La dictature a su lâcher un peu de lest au niveau “libertés individuelles”… de consommer. Ainsi l’alcool coulait à flots, et l’été, les bikinis fleurissaient un peu partout sur les plages. Toutes ces métaphores pour dire que jusqu’ici, toute opinion religieuse exprimée de façon trop visible donnait lieu à une répression quasi-immédiate. Même s’ils ne l’avoueront jamais, beaucoup s’accommodaient parfaitement de ce deal forcé : ne t’occupe pas de politique, par contre tu peux boire, aller en boîte, et baiser si tu restes discret un minimum.

Aujourd’hui, un retour à ce type de répression est exclu, et nous allons inévitablement voir apparaître des gens qui s’estimeront responsables de la moralité de leurs semblables et de leur salut. Ces gens se mettront en tête de “corriger” la société, et puisque de leur point de vue, la police et/ou l’administration ne fera jamais son boulot assez vite, entreprendront de le faire eux-mêmes.

Le 14 janvier a été interprété comme la fin d’un pouvoir laïc répressif, et le retour de la morale. C’est donc tout naturellement qu’une femme de ma connaissance a entendu son propre frère lui dire, une semaine après la fuite de Ben Ali : “akahaw tawa, c’est fini, il faut que tu commences à faire ce que te dit ton mari”.

Dans les mois qui viennent, on verra se multiplier les remarques déplacées sur la tenue vestimentaire, le harcèlement sur le lieu de travail, les insultes, et peut-être même des actions violentes dont le but sera de rectifier toute atteinte aux bonnes moeurs. Bonnes moeurs dont la définition varie évidemment suivant les individus.

Notre société est fondamentalement conservatrice, et elle le restera pour encore longtemps. Ce contre quoi il faudra se battre, et je pense aussi aux femmes, c’est le caractère répressif du moralisme qui ne manquera pas de s’exprimer.

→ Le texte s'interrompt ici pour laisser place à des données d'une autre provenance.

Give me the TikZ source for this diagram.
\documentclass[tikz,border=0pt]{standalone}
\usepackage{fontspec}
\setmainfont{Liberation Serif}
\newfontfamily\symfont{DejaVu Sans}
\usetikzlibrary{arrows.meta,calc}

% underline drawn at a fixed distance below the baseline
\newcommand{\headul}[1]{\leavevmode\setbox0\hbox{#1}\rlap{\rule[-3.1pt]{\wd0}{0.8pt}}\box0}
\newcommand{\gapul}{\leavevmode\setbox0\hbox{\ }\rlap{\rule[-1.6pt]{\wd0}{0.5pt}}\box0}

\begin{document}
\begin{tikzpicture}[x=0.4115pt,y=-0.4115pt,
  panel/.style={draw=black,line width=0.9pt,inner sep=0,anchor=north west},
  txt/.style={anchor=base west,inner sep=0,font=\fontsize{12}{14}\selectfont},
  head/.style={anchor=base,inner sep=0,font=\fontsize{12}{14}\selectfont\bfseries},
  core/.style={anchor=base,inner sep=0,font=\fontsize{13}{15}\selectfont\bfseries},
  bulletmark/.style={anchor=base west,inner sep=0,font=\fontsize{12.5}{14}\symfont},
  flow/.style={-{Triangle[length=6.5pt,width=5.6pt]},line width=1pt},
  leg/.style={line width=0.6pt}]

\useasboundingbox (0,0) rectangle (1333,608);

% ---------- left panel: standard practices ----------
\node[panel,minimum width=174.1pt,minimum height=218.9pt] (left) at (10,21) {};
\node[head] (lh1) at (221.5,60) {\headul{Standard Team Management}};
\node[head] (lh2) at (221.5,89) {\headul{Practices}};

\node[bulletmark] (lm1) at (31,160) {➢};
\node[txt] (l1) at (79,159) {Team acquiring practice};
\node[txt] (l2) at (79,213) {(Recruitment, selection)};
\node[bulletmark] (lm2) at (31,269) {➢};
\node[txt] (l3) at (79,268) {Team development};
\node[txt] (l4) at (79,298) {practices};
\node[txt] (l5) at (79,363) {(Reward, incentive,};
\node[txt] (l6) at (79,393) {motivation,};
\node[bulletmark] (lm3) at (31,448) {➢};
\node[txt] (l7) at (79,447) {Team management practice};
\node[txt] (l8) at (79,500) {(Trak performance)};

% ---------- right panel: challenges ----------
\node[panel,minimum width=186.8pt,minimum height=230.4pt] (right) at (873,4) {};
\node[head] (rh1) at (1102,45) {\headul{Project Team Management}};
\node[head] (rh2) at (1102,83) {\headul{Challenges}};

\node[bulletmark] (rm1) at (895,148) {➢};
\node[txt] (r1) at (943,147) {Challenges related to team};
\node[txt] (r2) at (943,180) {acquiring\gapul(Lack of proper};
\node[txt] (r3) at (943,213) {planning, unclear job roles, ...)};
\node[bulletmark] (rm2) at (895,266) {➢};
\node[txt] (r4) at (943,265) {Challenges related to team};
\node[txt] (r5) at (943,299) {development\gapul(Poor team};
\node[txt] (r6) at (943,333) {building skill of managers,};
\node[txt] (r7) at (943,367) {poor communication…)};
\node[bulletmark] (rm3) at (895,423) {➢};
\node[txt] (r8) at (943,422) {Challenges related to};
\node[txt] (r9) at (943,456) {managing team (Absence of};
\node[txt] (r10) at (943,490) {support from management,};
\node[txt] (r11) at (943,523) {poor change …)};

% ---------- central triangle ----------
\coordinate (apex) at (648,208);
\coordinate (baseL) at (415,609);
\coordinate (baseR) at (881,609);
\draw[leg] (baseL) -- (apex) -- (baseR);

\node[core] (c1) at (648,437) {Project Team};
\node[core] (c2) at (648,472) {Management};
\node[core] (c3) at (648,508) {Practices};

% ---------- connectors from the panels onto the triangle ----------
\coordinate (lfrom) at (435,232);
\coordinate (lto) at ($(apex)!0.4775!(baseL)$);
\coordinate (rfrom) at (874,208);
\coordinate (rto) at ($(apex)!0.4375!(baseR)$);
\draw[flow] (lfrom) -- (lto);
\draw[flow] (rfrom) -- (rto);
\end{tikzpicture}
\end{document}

Le deuxième combat est beaucoup plus important, et plus crucial pour notre avenir.

La domination économique

Sitôt nommé, Béji Caïd-Essebsi s’est empressé de faire le tour des “partenaires” (des patrons). Accueilli comme un chef d’Etat au G8, il a montré une hâte toute particulière à signer des prêts pour la “relance de l’économie” et “l’aide à la construction démocratique”. Questionné à ce sujet par un journaliste d’Al Jazira, il a répondu avec tout l’aplomb du monde : “c’est le bon chemin à suivre, je le sais”.

Bien qu’humiliante, cette attitude n’a rien d’étonnant pour un bourguibien : la diplomatie bourguibienne a toujours bien pris soin de ne pas égratigner les “puissants partenaires”. Cette sollicitude passe par l’endettement et la soumission aux intérêts des grandes puissances (France, Etats-Unis, Russie).

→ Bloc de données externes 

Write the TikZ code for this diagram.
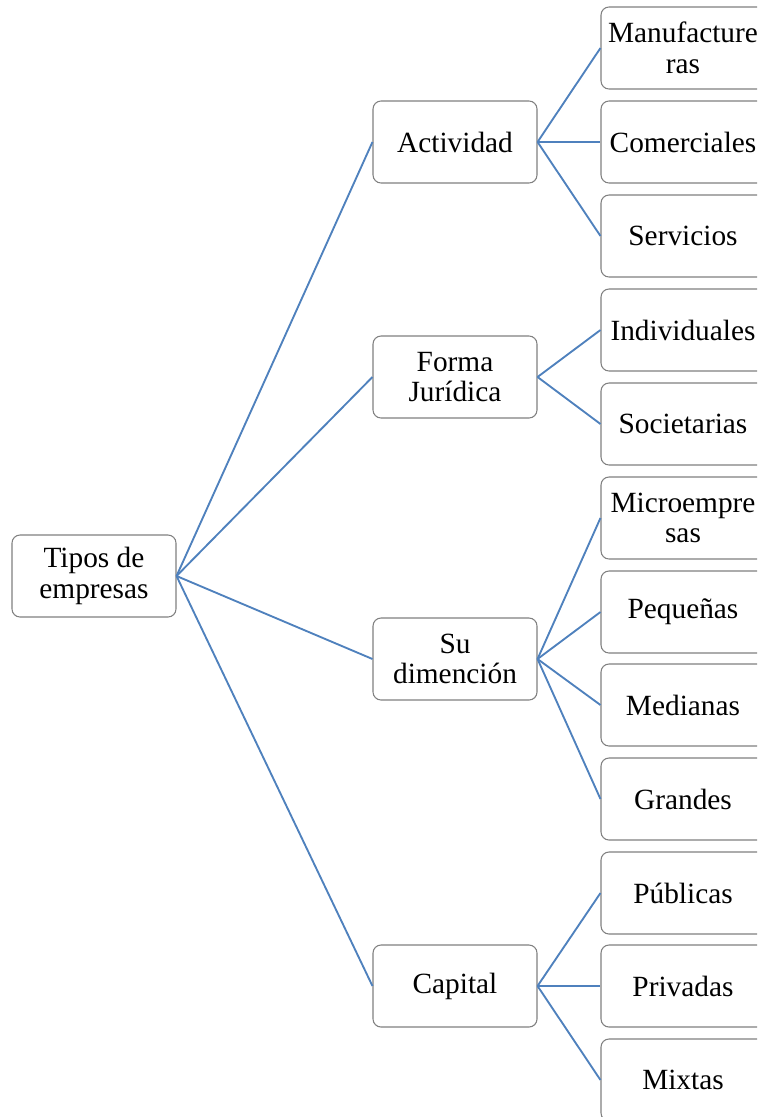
\documentclass[tikz,border=0pt]{standalone}
\usepackage{fontspec}
\setmainfont{Liberation Serif}
\usepackage{tikz}
\definecolor{linkblue}{RGB}{79, 129, 189}
\definecolor{boxgray}{RGB}{128, 128, 128}

\begin{document}
\begin{tikzpicture}[x=0.75pt, y=-0.75pt,
    box/.style={draw=boxgray, line width=0.8pt, rounded corners=6pt, fill=white,
        minimum width=123pt, minimum height=61.5pt, inner sep=0pt, align=center,
        font=\fontsize{22}{23}\selectfont},
    link/.style={draw=linkblue, line width=1.4pt}]
    \useasboundingbox (0,0) rectangle (757,1117);
    \clip (0,0) rectangle (757,1117);

    \node[box] (tipos) at (94,576) {Tipos de\\empresas};

    \node[box] (activ) at (455,142) {Actividad};
    \node[box] (forma) at (455,377) {Forma\\Jurídica};
    \node[box] (dimen) at (455,659) {Su\\dimención};
    \node[box] (capit) at (455,986) {Capital};

    \node[box] (manuf) at (683,48) {Manufacture\\ras};
    \node[box] (comer) at (683,142) {Comerciales};
    \node[box] (servi) at (683,236) {Servicios};
    \node[box] (indiv) at (683,330) {Individuales};
    \node[box] (socie) at (683,424) {Societarias};
    \node[box] (micro) at (683,518) {Microempre\\sas};
    \node[box] (peque) at (683,612) {Pequeñas};
    \node[box] (media) at (683,705) {Medianas};
    \node[box] (grand) at (683,799) {Grandes};
    \node[box] (publi) at (683,893) {Públicas};
    \node[box] (priva) at (683,986) {Privadas};
    \node[box] (mixta) at (683,1080) {Mixtas};

    \draw[link] (tipos.east) -- (activ.west);
    \draw[link] (tipos.east) -- (forma.west);
    \draw[link] (tipos.east) -- (dimen.west);
    \draw[link] (tipos.east) -- (capit.west);

    \draw[link] (activ.east) -- (manuf.west);
    \draw[link] (activ.east) -- (comer.west);
    \draw[link] (activ.east) -- (servi.west);

    \draw[link] (forma.east) -- (indiv.west);
    \draw[link] (forma.east) -- (socie.west);

    \draw[link] (dimen.east) -- (micro.west);
    \draw[link] (dimen.east) -- (peque.west);
    \draw[link] (dimen.east) -- (media.west);
    \draw[link] (dimen.east) -- (grand.west);

    \draw[link] (capit.east) -- (publi.west);
    \draw[link] (capit.east) -- (priva.west);
    \draw[link] (capit.east) -- (mixta.west);
\end{tikzpicture}
\end{document}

Ce qui est plus inquiétant, c’est qu’aucun homme politique n’a soulevé le problème de la dette structurelle. Les meilleures propositions qu’il m’ait été donné de lire portaient toutes sur la soumission des intentions d’endettement à l’approbation du parlement.

Ignorance ? Réalisme politique ? Je ne sais pas. En tout cas, quiconque s’extirpe de la dette structurelle est immédiatement puni militairement (Kadhafi) ou isolé (Venezuela).

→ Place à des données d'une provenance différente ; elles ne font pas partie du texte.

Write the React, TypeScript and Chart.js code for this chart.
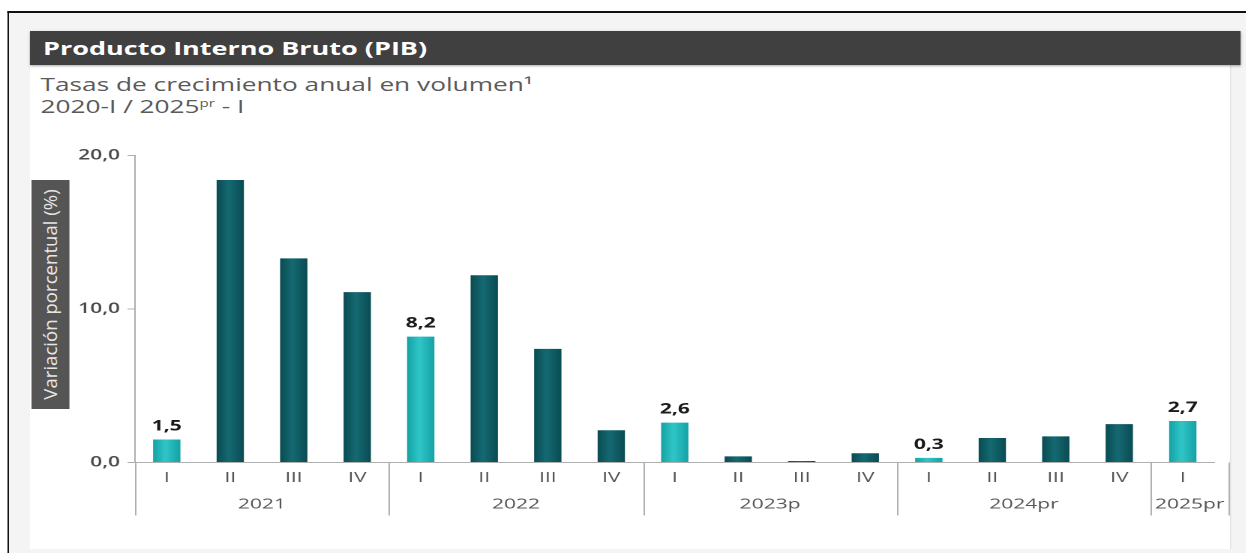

Toujours est-il qu’à l’heure où les peuples du monde entier commencent à se rendre compte de la lente mise en esclavage que représente le système de la dette structurelle, je trouve dommage que nos politiques, pourtant prompts à parler de liberté, de démocratie et de souveraineté, n’aient rien d’autre à proposer qu’une simple modalité d’un système qui dans toutes ses formes n’est au final qu’un système de domination par l’endettement. Les islamistes sont les plus décevants sur ce sujet, eux qui devraient normalement être les plus réfractaires à la monnaie papier et à l’usure.

Il faut croire que comme les autres, ils ont très bien compris la règle du jeu.